A compter de ce jour, Félicie est devenu la petite fille joyeuse qu’elle est encore aujourd'hui.
Désormais, l'une des préoccupations importantes de Félicie, c'est son allure. Ainsi, parce qu’elle a constaté avec dépit que le blond est aux crânes féminins autochtones ce que le noir est aux journées islandaises, elle a décidé de teindre ses cheveux en brun. Malgré les hésitations de son père qui perdait, l’un après l’autre, chacun de ses repères, l’ardent désir de différenciation de Félicie a été le plus fort.

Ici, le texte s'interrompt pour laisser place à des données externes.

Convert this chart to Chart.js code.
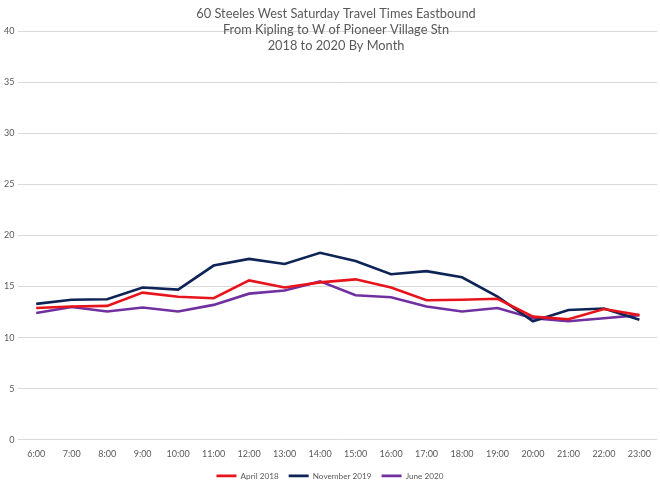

Sa silhouette aussi, est l’objet d’attentions particulières. Ni obésité, ni même surpoids. Mais avec ses 52 à 53 kilos pour 1,60 mètres, elle regrette parfois de ne pas ressembler aux mannequins des magazines. Elle se trouve un peu trop ronde. La difficulté consiste donc pour elle à concilier une gourmandise assumée avec un régime adapté. Et cette traversée du dessert n’est pas du goût de Félicie, qui préfèrerait donner libre cours à ses envies de gastronome tout en évitant de prendre les kilos qu’engendrent parfois ces envies-là. Lécher le fonds du plat, en préservant ses formes. C’est toute la gageure de l’exercice. Elle y parvient. Parfois.
Bref.
Nous avons en définitive une chouette fille de 18 ans, parée pour démarrer sa nouvelle vie.
Rendez-vous dans 3 ans pour la seconde, 6 ans pour la suivante et 9 ans pour le dernier.
Encore un peu de boulot en perspective.